Choquet capacities, which provide the weighting mechanism for the Choquet and other fuzzy integrals, model synergistic and antagonistic interactions between variables by assigning value to all subsets rather than individual inputs.  

While the flexibility of capacities (also referred to as fuzzy measures and cooperative games) comes at the expense of an exponentially increasing number of parameters, the ability to explain their behavior using various value and interaction indices makes them appealing for applications requiring transparency and interpretability.
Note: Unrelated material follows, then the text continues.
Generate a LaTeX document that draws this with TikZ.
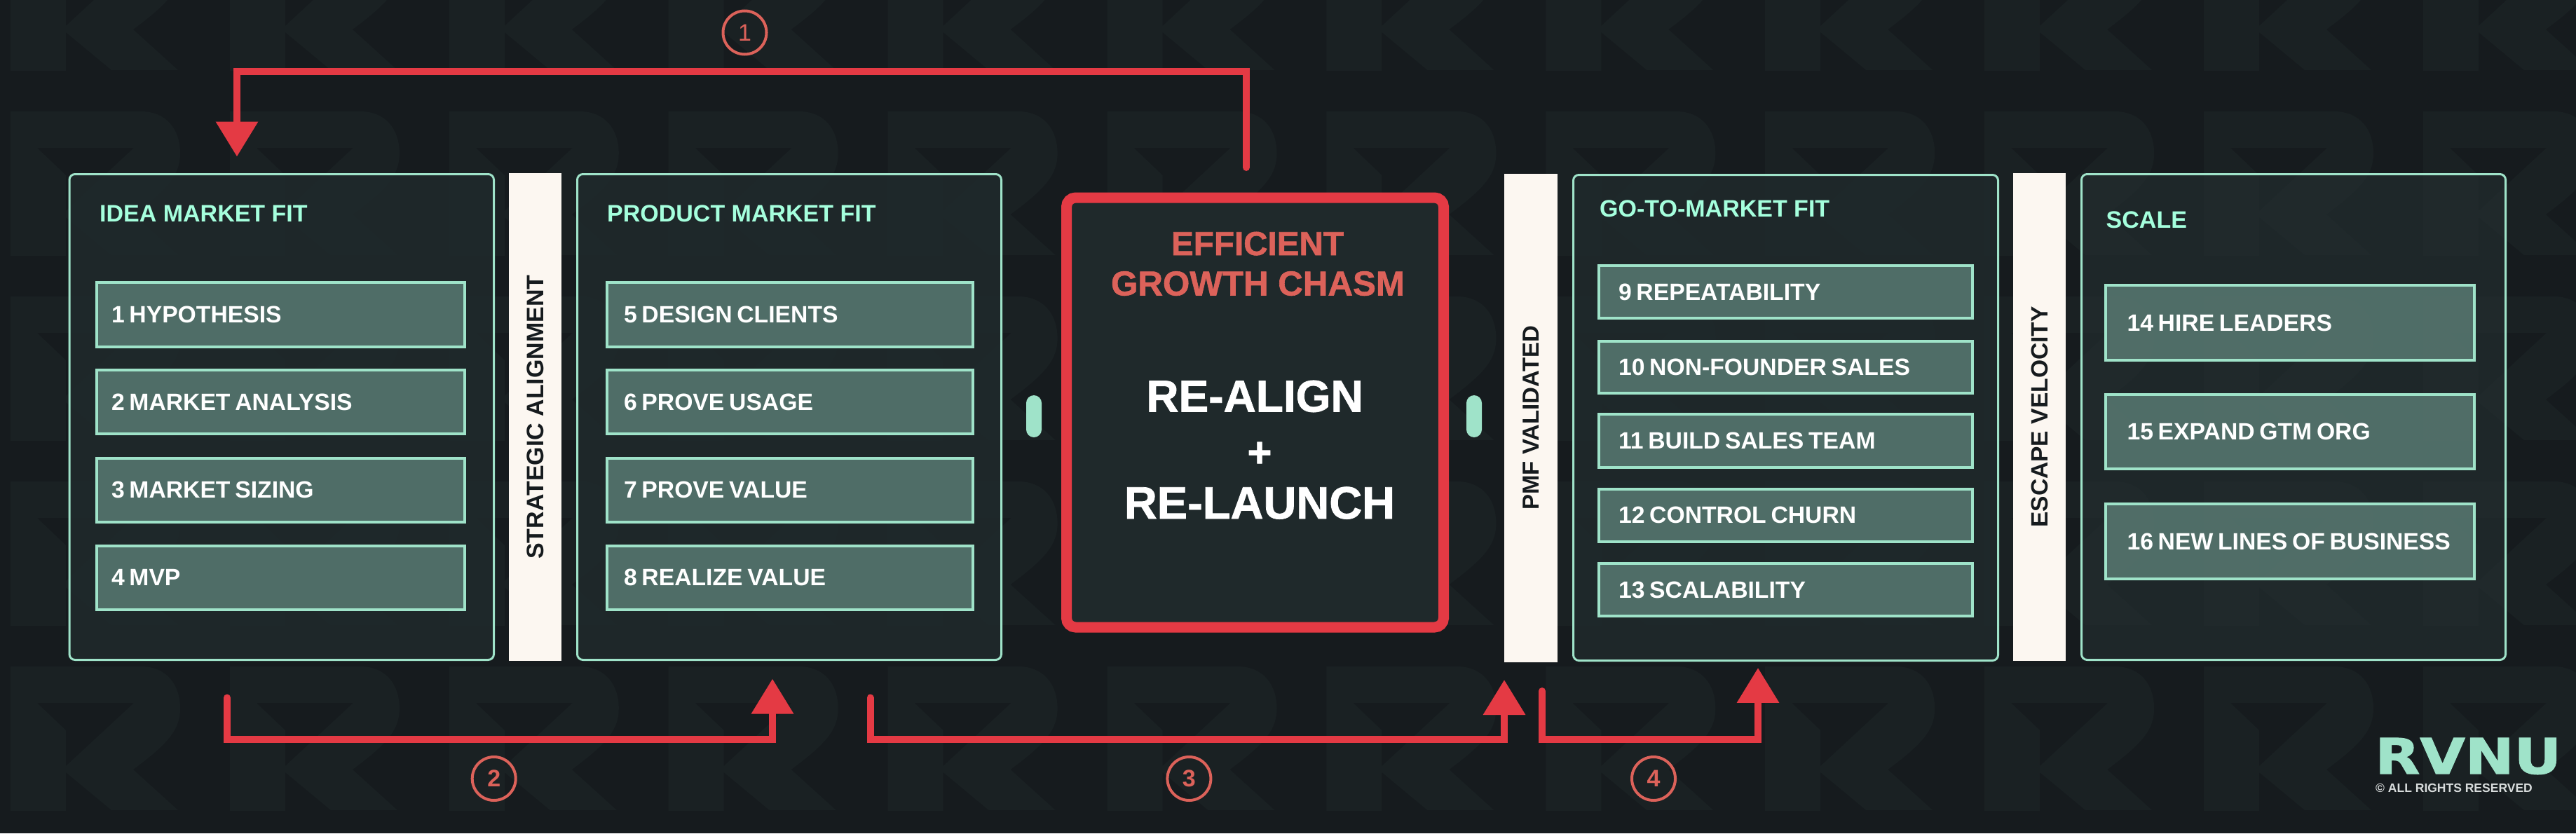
\documentclass[tikz,border=0pt]{standalone}
\usepackage{fontspec}
\usepackage{graphicx}
\setmainfont{Liberation Sans}
\newfontfamily\logofont{DejaVu Sans}[BoldFeatures={FakeBold=1.5}]
\newfontfamily\heavyfont{Liberation Sans}[BoldFeatures={FakeBold=1.2}]
\usetikzlibrary{arrows.meta,fit,shapes.geometric}
\definecolor{bgc}{HTML}{161B1E}
\definecolor{tilec}{HTML}{1A2123}
\definecolor{panelc}{HTML}{1F292B}
\definecolor{panelthin}{HTML}{242F31}
\definecolor{mintline}{HTML}{9FE3C9}
\definecolor{mintbright}{HTML}{A5FFDD}
\definecolor{itemc}{HTML}{52706A}
\definecolor{stripc}{HTML}{FCF7F1}
\definecolor{arrowc}{HTML}{E43A44}
\definecolor{softred}{HTML}{DC625A}
\definecolor{copyc}{HTML}{D8DCDC}
\newcommand\fsz[1]{\fontsize{#1}{#1}\selectfont}
\tikzset{
  panelbox/.style={draw=mintline,line width=3pt,fill=panelc,fill opacity=.92,rounded corners=8pt,inner sep=0pt,outer sep=0pt},
  itembox/.style={draw=mintline,line width=4pt,fill=itemc,fill opacity=.96,text opacity=1,text=white,font=\bfseries\fsz{33.7},align=left,inner ysep=0pt,outer sep=0pt},
  headtext/.style={text=mintbright,font=\bfseries\fsz{34},anchor=base west,inner sep=0pt},
  stripbox/.style={fill=stripc,text=bgc,font=\bfseries\fsz{34},rotate=90,inner sep=0pt,outer sep=0pt},
  pill/.style={fill=mintline,rounded corners=11pt,minimum width=22pt,minimum height=60pt,inner sep=0pt},
  redarrow/.style={draw=arrowc,line width=10pt,line cap=round,-{Triangle[length=50pt,width=58pt]}},
  numcircle/.style={circle,draw=softred,line width=4pt,text=softred,font=\bfseries\fsz{34},minimum size=62pt,inner sep=0pt,outer sep=0pt},
  chasmtext/.style={anchor=base,inner sep=0pt,font=\bfseries},
  tile/.style={fill=tilec,even odd rule}
}
\newcommand\itemnode[7]{%
  \pgfmathsetmacro\itw{#4-#2-4-2*#6}%
  \pgfmathsetmacro\ith{#5-#3-4}%
  \node[itembox,text width=\itw pt,inner xsep=#6pt,minimum height=\ith pt] (#1) at ({(#2+#4)/2},{(#3+#5)/2}) {\spaceskip=.2em\relax\mbox{#7}};%
}
\begin{document}
\begin{tikzpicture}[x=1pt,y=-1pt]
\useasboundingbox (0,0) rectangle (3675,1189);
\fill[bgc] (0,0) rectangle (3675,1189);
% watermark tiles
\foreach \c in {0,...,11}{
  \foreach \r in {-1,...,3}{
    \pgfmathsetmacro\tx{15+312.9*\c}
    \pgfmathsetmacro\ty{159+264*\r}
    \begin{scope}[shift={(\tx,\ty)}]
      \fill[tile] (0,0) -- (186,0) .. controls (222,0) and (242,25) .. (242,60)
        .. controls (242,90) and (225,110) .. (175,147) -- (239,205) -- (144,205)
        -- (79,151) -- (79,206) -- (0,206) -- cycle
        (38,52) -- (176,52) -- (79,142) -- (79,91) -- cycle;
    \end{scope}
  }
}
% panels
\node[panelbox,fit={(99,248.5)(704.5,941.5)}] (p1) {};
\node[panelbox,fit={(823.5,248.5)(1428.5,941.5)}] (p2) {};
\node[panelbox,fit={(2244.5,249.5)(2850.5,942.5)}] (p3) {};
\node[panelbox,fill=panelthin,fill opacity=.6,fit={(2969.5,248.5)(3574.5,941.5)}] (p4) {};
% strips
\node[stripbox,minimum width=696pt,minimum height=75pt] (s1) at (763.5,595) {STRATEGIC ALIGNMENT};
\node[stripbox,minimum width=696.5pt,minimum height=75.5pt,font=\bfseries\fsz{33}] (s2) at (2183.75,596.25) {PMF VALIDATED};
\node[stripbox,minimum width=696pt,minimum height=75pt,font=\bfseries\fsz{33.6}] (s3) at (2909.5,595) {ESCAPE VELOCITY};
% headings
\node[headtext] (h1) at (142,316) {IDEA MARKET FIT};
\node[headtext] (h2) at (866,316) {PRODUCT MARKET FIT};
\node[headtext] (h3) at (2282,309) {GO-TO-MARKET FIT};
\node[headtext] (h4) at (3004.5,325) {SCALE};
% items
\itemnode{i1}{136}{401}{665}{497}{21}{1 HYPOTHESIS}
\itemnode{i2}{136}{526}{665}{621}{21}{2 MARKET ANALYSIS}
\itemnode{i3}{136}{651.5}{665}{747}{21}{3 MARKET SIZING}
\itemnode{i4}{136}{776.5}{665}{872}{21}{4 MVP}
\itemnode{i5}{864}{401}{1390}{497}{24}{5 DESIGN CLIENTS}
\itemnode{i6}{864}{526}{1390}{621}{24}{6 PROVE USAGE}
\itemnode{i7}{864}{651.5}{1390}{747}{24}{7 PROVE VALUE}
\itemnode{i8}{864}{776.5}{1390}{872}{24}{8 REALIZE VALUE}
\itemnode{i9}{2279}{377}{2815.5}{456}{28}{9 REPEATABILITY}
\itemnode{i10}{2279}{485}{2815.5}{563}{28}{10 NON-FOUNDER SALES}
\itemnode{i11}{2279}{589}{2815.5}{669}{28}{11 BUILD SALES TEAM}
\itemnode{i12}{2279}{695.5}{2815.5}{774.5}{28}{12 CONTROL CHURN}
\itemnode{i13}{2279}{802}{2815.5}{881}{28}{13 SCALABILITY}
\itemnode{i14}{3001.5}{405}{3532}{516}{31}{14 HIRE LEADERS}
\itemnode{i15}{3001.5}{561}{3532}{671}{31}{15 EXPAND GTM ORG}
\itemnode{i16}{3001.5}{717}{3532}{828}{31}{16 NEW LINES OF BUSINESS}
% chasm
\node[fit={(1521.5,282)(2059.5,895)},draw=arrowc,line width=15pt,fill=panelc,rounded corners=13pt,inner sep=0pt,outer sep=0pt] (chasm) {};
\node[chasmtext,text=softred,font=\heavyfont\bfseries\fsz{47.6}] (c1) at (1794,364) {EFFICIENT};
\node[chasmtext,text=softred,font=\heavyfont\bfseries\fsz{49.3}] (c2) at (1794.5,421.5) {GROWTH CHASM};
\node[chasmtext,text=white,font=\heavyfont\bfseries\fsz{64}] (c3) at (1790,587.5) {RE-ALIGN};
\node[chasmtext,text=white,font=\heavyfont\bfseries\fsz{60}] (c4) at (1797,666) {+};
\node[chasmtext,text=white,font=\heavyfont\bfseries\fsz{65}] (c5) at (1797,740) {RE-LAUNCH};
% pills
\node[pill] (pl) at (1475,594) {};
\node[pill] (pr) at (2103,594) {};
% connector anchors
\coordinate (railtop) at (0,102);
\coordinate (railbot) at (0,1054.5);
\coordinate (a1s) at ([shift={(-12.5pt,43pt)}]chasm.north);
\coordinate (a1e) at ([shift={(-63.75pt,25pt)}]p1.north);
\coordinate (a2s) at ([shift={(-77.75pt,-54pt)}]p1.south);
\coordinate (a2e) at ([shift={(-24pt,-27pt)}]p2.south);
\coordinate (a3s) at ([shift={(115.5pt,-54pt)}]p2.south);
\coordinate (a3e) at ([shift={(-37.75pt,-25.5pt)}]s2.west);
\coordinate (a4s) at ([shift={(16.25pt,-41.5pt)}]s2.west);
\coordinate (a4e) at ([shift={(-39.5pt,-10.4pt)}]p3.south);
\draw[redarrow] (a1s) -- (a1s |- railtop) -- (a1e |- railtop) -- (a1e);
\draw[redarrow] (a2s) -- (a2s |- railbot) -- (a2e |- railbot) -- (a2e);
\draw[redarrow] (a3s) -- (a3s |- railbot) -- (a3e |- railbot) -- (a3e);
\draw[redarrow] (a4s) -- (a4s |- railbot) -- (a4e |- railbot) -- (a4e);
% numbered circles
\node[numcircle,font=\fsz{34}] (n1) at (1062.5,46.5) {1};
\node[numcircle] (n2) at (704.7,1111) {2};
\node[numcircle] (n3) at (1696.4,1111) {3};
\node[numcircle] (n4) at (2359,1111) {4};
% logo
\node[anchor=base west,inner sep=0pt,text=mintline,font=\logofont\bfseries\fsz{70}] (logo) at (3388,1104) {\scalebox{1.19}[1]{RVNU}};
\node[anchor=base west,inner sep=0pt,text=copyc,font=\bfseries\fsz{17.5}] (rights) at (3389,1130.7) {© ALL RIGHTS RESERVED};
\end{tikzpicture}
\end{document}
As well as a number of useful indices that in some way capture the extent to which positive and negative interactions occur, significant progress has been made in addressing the scalability issues that arise in applications.  This book provides a detailed overview of the background concepts relating to capacities and their role in fuzzy integration and aggregation, then presents specialised chapters on most recent results in learning, random sampling and optimization that involve Choquet capacities.

Topics and features:

·       Fundamentals of Choquet capacities (fuzzy measures) and their use in modeling importance and interaction between variables

·       Definitions, properties and mappings between alternative representations that allow capacities and fuzzy integrals to be interpreted and applied in different settings

·       Various simplification assumptions, from k-additive, p-symmetric and l-measures to more recent concepts such as k-interactive and hierarchical frameworks

·       Capacity learning formulations that allow the diverse types to be elicited from datasets or according to user-specified requirements

·       Recent findings related to random sampling and optimisation with Choquet integral objectives

This book includes illustrative examples and guidance for implementation, including an appendix detailing functions found in the pyfmtools software library. It aims to be useful for practitioners and researchers in decision and data-driven fields, or those who wish to apply these emerging tools to new problems.

The authors are all affiliated with the School of Information Technology at Deakin University, Australia. Gleb Beliakov is a professor, Simon James is an Associate Professor, and Jian-Zhang Wu is a Research Fellow.